SM – O grande problema não é o chamar as pessoas, porque as pessoas querem vir. Em praças que consigam que haja uma redução no valor dos bilhetes e que torne a corrida sustentável, é possível ter mais gente nas corridas. Continuam a existir cartéis excelentes mas que continuam a não encher as praças.

FT – Como é que a Sónia lida com o público?

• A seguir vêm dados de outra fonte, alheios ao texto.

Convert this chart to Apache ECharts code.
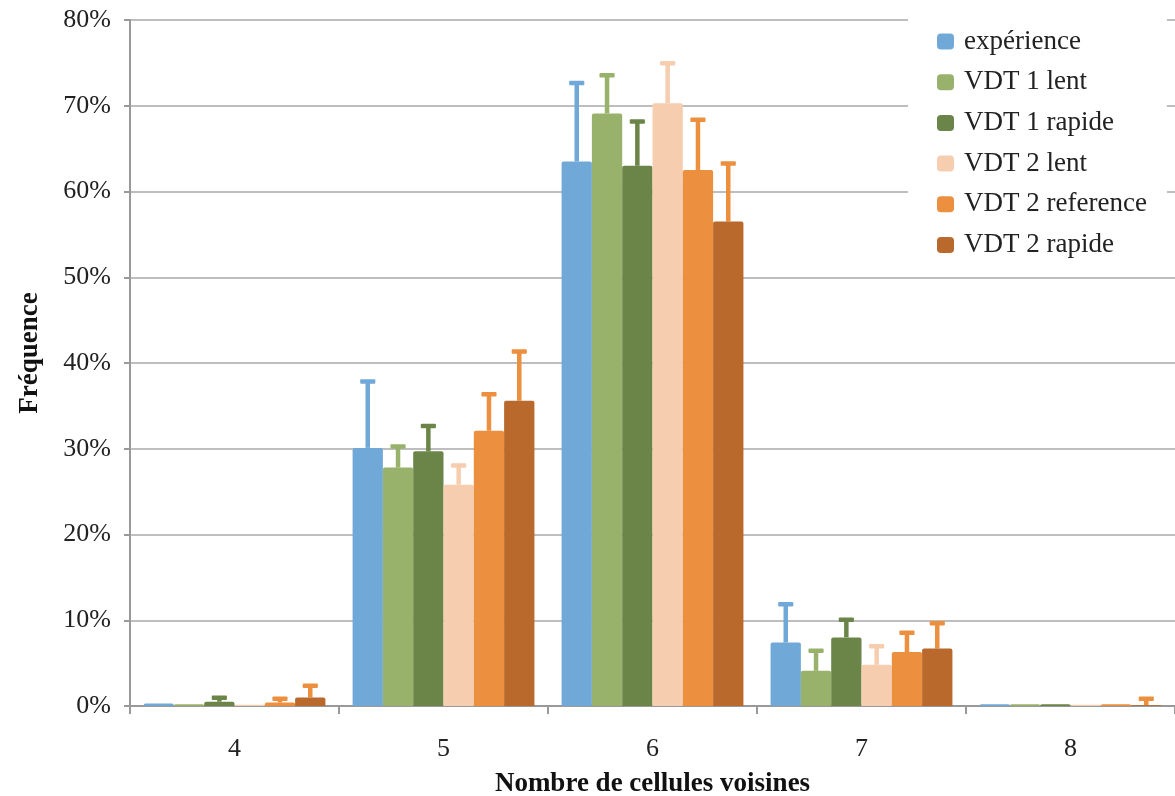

SM – Isso é o mais fácil. Acima de tudo respeitar o público. Eu tenho um grande respeito pelo público e tenho noção de quando faço asneira. É ele que paga o bilhete, é ele que nos vê e merece o mesmo respeito e empenho do cavaleiro, tanto o público da “Santa Terrinha” como o público do Campo Pequeno. É-me impensável desvalorizar uma praça desmontável de uma praça fixa de primeira.

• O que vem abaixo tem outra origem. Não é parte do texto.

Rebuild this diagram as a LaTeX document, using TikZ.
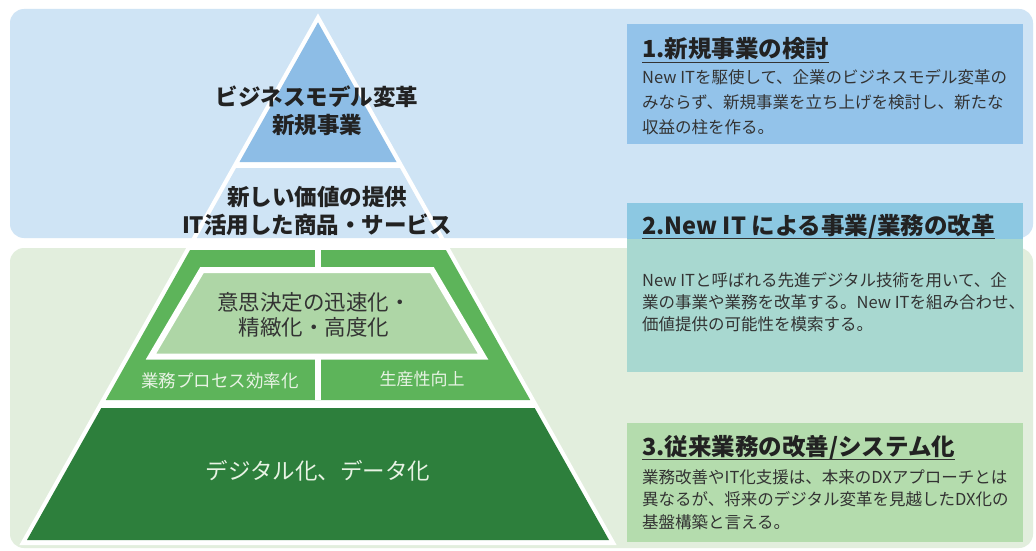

FT – Ao longo destes quinze anos, muitos troféus, muitos prémios, o que sente a olhar para eles?

SM – Eu gostava de ter recebido mais… ainda por cima quando são aqueles mais bonitos, passam-me todos ao lado. Tenho prémios muito interessantes, por exemplo uma garrafa que não deixo abrir por ser um troféu. O meu grande troféu são os aplausos do público.

FT – Quem é a Sónia Matias?

SM – A Sónia é uma mulher determinada em conseguir o que sempre sonhou, que não tem medo de arriscar, que quando algo lhe corre mal levanta a cabeça e aparece duas vezes mais forte, amiga, sincera.

NUMA PALAVRA:

A sua melhor lide: Alcochete

Um cavaleiro(a): Sónia Matias

Uma ganadaria: Coimbra

Um Forcado: Miguel Vinagre (primo)

Um toureiro: João Moura

Um bandarilheiro: José Russiano e Ricardo Pedro

Uma praça: Campo Pequeno

Um cavalo: Bombita, que foi o cavalo da minha vida

Um colega: Joaquim Bastinhas

Um clube: Benfica

Um jogador: Eusébio

Um filme: E.T.

Um destino de férias: Hawaii

Um país: México

Uma cidade: Lisboa

Praia ou campo: Campo

Comida favorita: Batatas fritas (não comia há 8 anos) e migas de espargos

Um sonho: Reforçando, ir ao México e uma realidade da vida, SER FELIZ

Uma palavra/sugestão para o Forcadilhas e Toiros.

Acima de tudo continuem assim, a festa precisa de pessoas que vejam a parte boa da festa e não a parte má. Precisamos que se sinta a paixão pelo que fazemos e nós vemos isso através das vossas fotografias.